If the pattern is consistent with difficult behaviour lasting until March or April, then we'll have to start suspecting that there's a seasonal trigger.  If this is a short term burst (likely triggered by the changes in expectation and routine), then it should resolve itself much faster.

Meanwhile, we've had to institute a policy of removing toys when he headbangs.  No attention, simply collecting a favoured toy and putting it out of reach.  Once he's calmed down, he's warned what the next toy target will be if he headbangs again.  If he's beginning to do the anticipatory whine which preceeds a headbang, then he gets a warning.  He is definitely using the headbanging as an attention tool.  He will look to make sure we're noticing how hard he's banging.  My hope is that losing the toy will make it not worth it, particularly if he's not getting any attention for it.

Tuesday, 2 December 2014

Christmas Shopping With An Elf in Tow

Every year I book off a day to do the Christmas shopping.  I find hitting the malls during the week in early December is less cringe-inducing than trying to muscle through the crowds on evenings and weekends.  It's usually part of a careful plan, booked over a month in advance.  This year, I planned for Dec 1st.

Which is why Nathan's cough and sniffles yesterday made for a real challenge.  I had two separate questions to evaluate: should he go to school and should I still go shopping?

Should he go to school?  That one was obvious.  He was hacking like a two pack a day smoker.  I had to remind myself that if it wasn't Shopping Day, this wouldn't even be a debate.

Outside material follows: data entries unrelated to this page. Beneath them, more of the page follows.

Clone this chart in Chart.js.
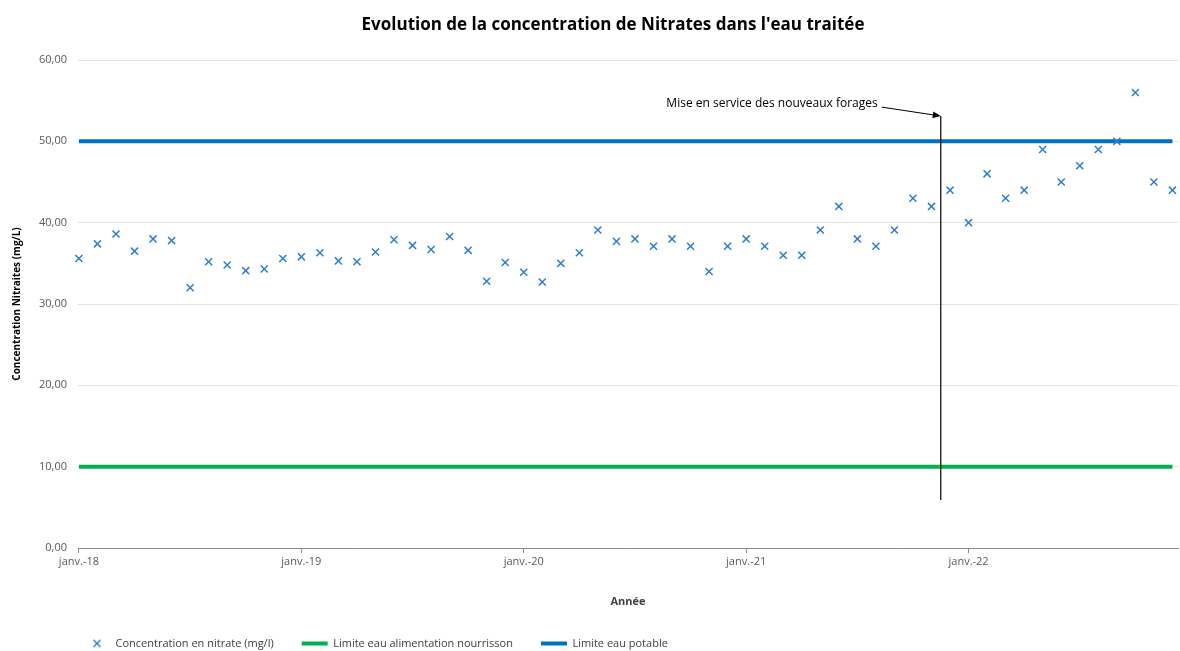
<!DOCTYPE html>
<html>
<head>
<meta charset="utf-8">
<script src="https://cdn.jsdelivr.net/npm/chart.js@4"></script>
<style>
  html, body { margin: 0; padding: 0; background: #fff; }
  #wrap { width: 1180px; height: 651px; position: relative; }
</style>
</head>
<body>
<div id="wrap"><canvas id="nitrates_chart"></canvas></div>
<script>
// mois depuis janv.-18 (0 = janv.-18)
const months = [];
for (let i = 0; i < 60; i++) months.push(i);

const nitrate_2018 = [35.6, 37.4, 38.6, 36.5, 38.0, 37.8, 32.0, 35.2, 34.8, 34.1, 34.3, 35.6];
const nitrate_2019 = [35.8, 36.3, 35.3, 35.2, 36.4, 37.9, 37.2, 36.7, 38.3, 36.6, 32.8, 35.1];
const nitrate_2020 = [33.9, 32.7, 35.0, 36.3, 39.1, 37.7, 38.0, 37.1, 38.0, 37.1, 34.0, 37.1];
const nitrate_2021 = [38.0, 37.1, 36.0, 36.0, 39.1, 42.0, 38.0, 37.1, 39.1, 43.0, 42.0, 44.0];
const nitrate_2022 = [40.0, 46.0, 43.0, 44.0, 49.0, 45.0, 47.0, 49.0, 50.0, 56.0, 45.0, 44.0];
const nitrate = [].concat(nitrate_2018, nitrate_2019, nitrate_2020, nitrate_2021, nitrate_2022);

const limite_nourrisson = 10;
const limite_potable = 50;

const year_ticks = [0, 12, 24, 36, 48];
const year_labels = ['janv.-18', 'janv.-19', 'janv.-20', 'janv.-21', 'janv.-22'];

// mise en service des nouveaux forages (mi-nov. 2021)
const forage_x = 46.5;
const forage_y = [53.1, 5.9];
const forage_label = 'Mise en service des nouveaux forages';

const FONT = '"Open Sans", sans-serif';
const BLUE_PT = '#2b7fd0';

// petite croix pour la legende (sinon chart.js l'etire)
const legendCross = document.createElement('canvas');
legendCross.width = 10; legendCross.height = 10;
(function(){
  let c = legendCross.getContext('2d');
  c.strokeStyle = BLUE_PT; c.lineWidth = 1.5;
  c.beginPath();
  c.moveTo(1.5, 1.5); c.lineTo(8.5, 8.5);
  c.moveTo(8.5, 1.5); c.lineTo(1.5, 8.5);
  c.stroke();
})();

const annotationPlugin = {
  id: 'forage_annotation',
  afterDatasetsDraw(chart) {
    const ctx = chart.ctx;
    const xs = chart.scales.x, ys = chart.scales.y;
    const px = xs.getPixelForValue(forage_x);
    const py = ys.getPixelForValue(forage_y[0]);
    ctx.save();
    const sx = px - 59, sy = py - 9;
    ctx.strokeStyle = '#000';
    ctx.lineWidth = 1;
    ctx.beginPath();
    ctx.moveTo(sx, sy);
    ctx.lineTo(px - 6, py - 1);
    ctx.stroke();
    const ang = Math.atan2(py - sy, px - sx);
    ctx.fillStyle = '#000';
    ctx.beginPath();
    ctx.moveTo(px, py);
    ctx.lineTo(px - 8 * Math.cos(ang) + 3.5 * Math.sin(ang), py - 8 * Math.sin(ang) - 3.5 * Math.cos(ang));
    ctx.lineTo(px - 8 * Math.cos(ang) - 3.5 * Math.sin(ang), py - 8 * Math.sin(ang) + 3.5 * Math.cos(ang));
    ctx.closePath();
    ctx.fill();
    ctx.font = '12px ' + FONT;
    ctx.fillStyle = '#000';
    ctx.textAlign = 'right';
    ctx.textBaseline = 'middle';
    ctx.fillText(forage_label, sx - 4, sy - 4);
    ctx.restore();
  }
};

const titlePlugin = {
  id: 'centred_title',
  afterDraw(chart) {
    const ctx = chart.ctx;
    ctx.save();
    ctx.font = 'bold 17px ' + FONT;
    ctx.fillStyle = '#000';
    ctx.textAlign = 'center';
    ctx.textBaseline = 'middle';
    ctx.fillText('Evolution de la concentration de Nitrates dans l\'eau traitée', 613, 25);
    ctx.restore();
  }
};

// decale la legende en bas a gauche comme dans excel
const legendShift = {
  id: 'legend_shift',
  afterLayout(chart) {
    const lg = chart.legend;
    const pad = lg.options.labels.padding;
    const dx = 84 - (lg.left + pad);
    const dy = 638 - (lg.top + pad);
    lg.left += dx; lg.right += dx;
    lg.top += dy; lg.bottom += dy;
  }
};

let ctx = document.getElementById('nitrates_chart').getContext('2d');
let mychart = new Chart(ctx, {
  type: 'scatter',
  data: {
    datasets: [
      {
        label: 'Concentration en nitrate (mg/l)',
        data: months.map((m, i) => ({x: m, y: nitrate[i]})),
        showLine: false,
        pointStyle: 'crossRot',
        pointRadius: 5,
        pointBorderWidth: 1.5,
        borderColor: BLUE_PT,
        backgroundColor: BLUE_PT,
        borderWidth: 1.5,
        clip: false,
        order: 0
      },
      {
        label: 'Limite eau alimentation nourrisson',
        data: months.map(m => ({x: m, y: limite_nourrisson})),
        showLine: true,
        pointRadius: 0,
        pointStyle: 'line',
        borderColor: '#00b050',
        backgroundColor: '#00b050',
        borderWidth: 4,
        order: 2
      },
      {
        label: 'Limite eau potable',
        data: months.map(m => ({x: m, y: limite_potable})),
        showLine: true,
        pointRadius: 0,
        pointStyle: 'line',
        borderColor: '#0070c0',
        backgroundColor: '#0070c0',
        borderWidth: 4,
        order: 2
      },
      {
        label: 'forage',
        data: forage_y.map(v => ({x: forage_x, y: v})),
        showLine: true,
        pointRadius: 0,
        borderColor: '#000',
        borderWidth: 1.2,
        order: 1
      }
    ]
  },
  options: {
    responsive: true,
    maintainAspectRatio: false,
    animation: false,
    layout: { autoPadding: false, padding: { top: 60, right: 2, left: 0, bottom: 0 } },
    plugins: {
      title: { display: false },
      tooltip: { enabled: false },
      legend: {
        display: true,
        position: 'bottom',
        align: 'start',
        labels: {
          generateLabels: chart => {
            const items = Chart.defaults.plugins.legend.labels.generateLabels(chart);
            items.forEach(it => { if (it.datasetIndex === 0) it.pointStyle = legendCross; });
            return items.filter(it => it.text !== 'forage');
          },
          usePointStyle: true,
          pointStyleWidth: 26,
          boxHeight: 7,
          padding: 28,
          color: '#404040',
          font: { family: FONT, size: 11 }
        }
      }
    },
    scales: {
      x: {
        type: 'linear',
        min: -0.05,
        max: 59.3,
        afterFit: scale => {
          scale.height = 651 - 548 - scale.chart.legend.height;
          scale.paddingRight = 0;
        },
        afterBuildTicks: scale => { scale.ticks = year_ticks.map(v => ({value: v})); },
        ticks: {
          callback: (v) => year_labels[year_ticks.indexOf(v)],
          color: '#595959',
          font: { family: FONT, size: 11 },
          maxRotation: 0,
          padding: 2
        },
        grid: { drawOnChartArea: false, drawTicks: true, tickLength: 5, color: '#8c8c8c' },
        border: { display: true, color: '#8c8c8c', width: 1 },
        title: {
          display: true,
          text: 'Année',
          color: '#404040',
          font: { family: FONT, size: 11, weight: 'bold' },
          padding: { top: 4, bottom: -6 }
        }
      },
      y: {
        min: 0,
        max: 60,
        afterFit: scale => { scale.width = 78; },
        ticks: {
          stepSize: 10,
          callback: v => v.toFixed(2).replace('.', ','),
          color: '#595959',
          font: { family: FONT, size: 11 },
          padding: 11
        },
        grid: { color: '#e8e2d4', drawTicks: false, lineWidth: 1 },
        border: { display: false },
        title: {
          display: true,
          text: 'Concentration Nitraites (mg/L)',
          color: '#000',
          font: { family: FONT, size: 10, weight: 'bold' },
          padding: { top: 11, bottom: 4 }
        }
      }
    }
  },
  plugins: [annotationPlugin, titlePlugin, legendShift]
});
</script>
</body>
</html>
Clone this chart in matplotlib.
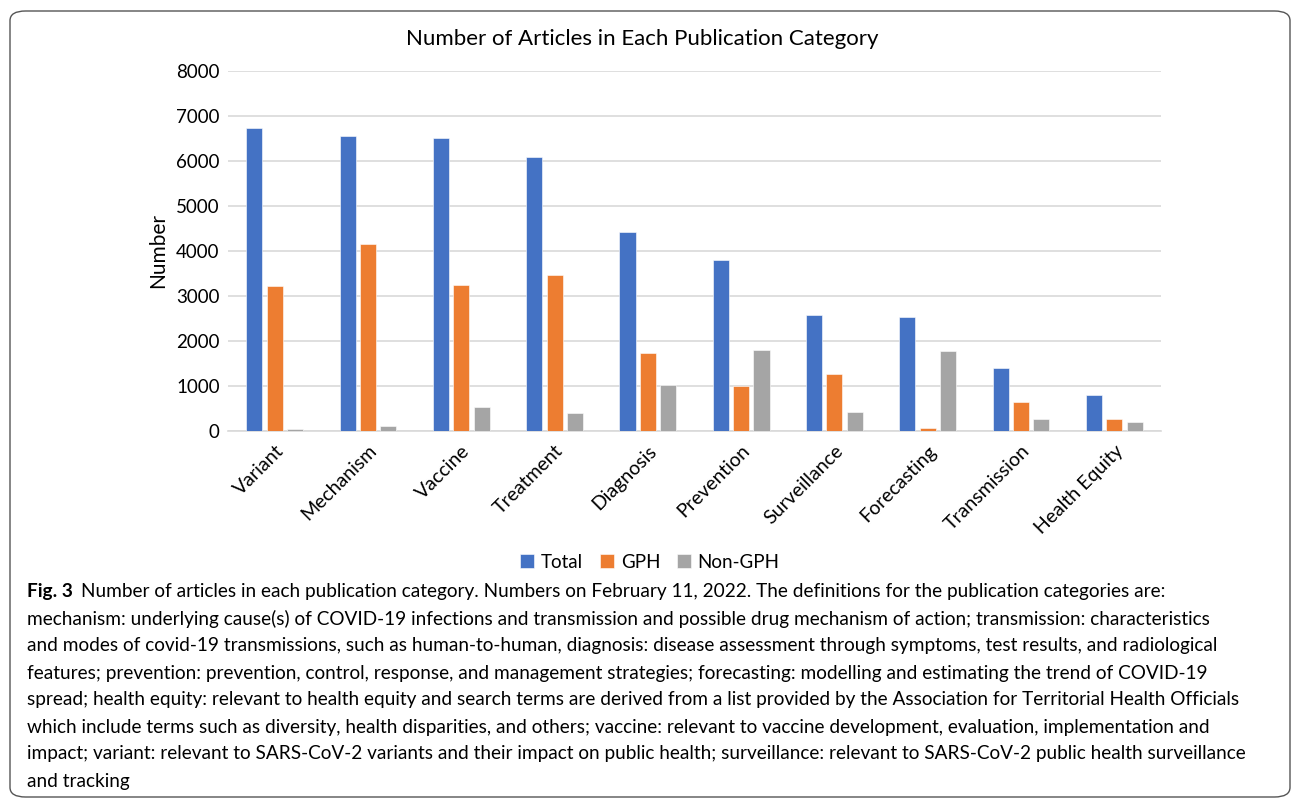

Should I still go shopping?  Perhaps it wasn't community-minded of me, but I decided to bring him along.  He wasn't running a fever and he seemed to be relatively high energy.  I decided to take him with me and see how far I got. 

Now there had to be a few caveats.  I couldn't buy any of the planned presents for Nathan or Alex.  Nor could I send Santa any suggestions for his presents for the boys.  But I could still buy the presents for the rest of the family.  Whether or not Nathan will keep them secret is an entirely separate issue, but he was fairly bored so I'm hoping he wasn't paying close attention.

I managed to get almost everything done.  There are still a few hold-outs where inspiration did not strike.  I brought along Nathan's iPad, a few books and his headphones.  Those definitely helped, especially since I had to pick up some new jeans for myself, which left him sitting in a change room with nothing to do.

He has decided that Christmas shopping is really boring and doesn't want to go again.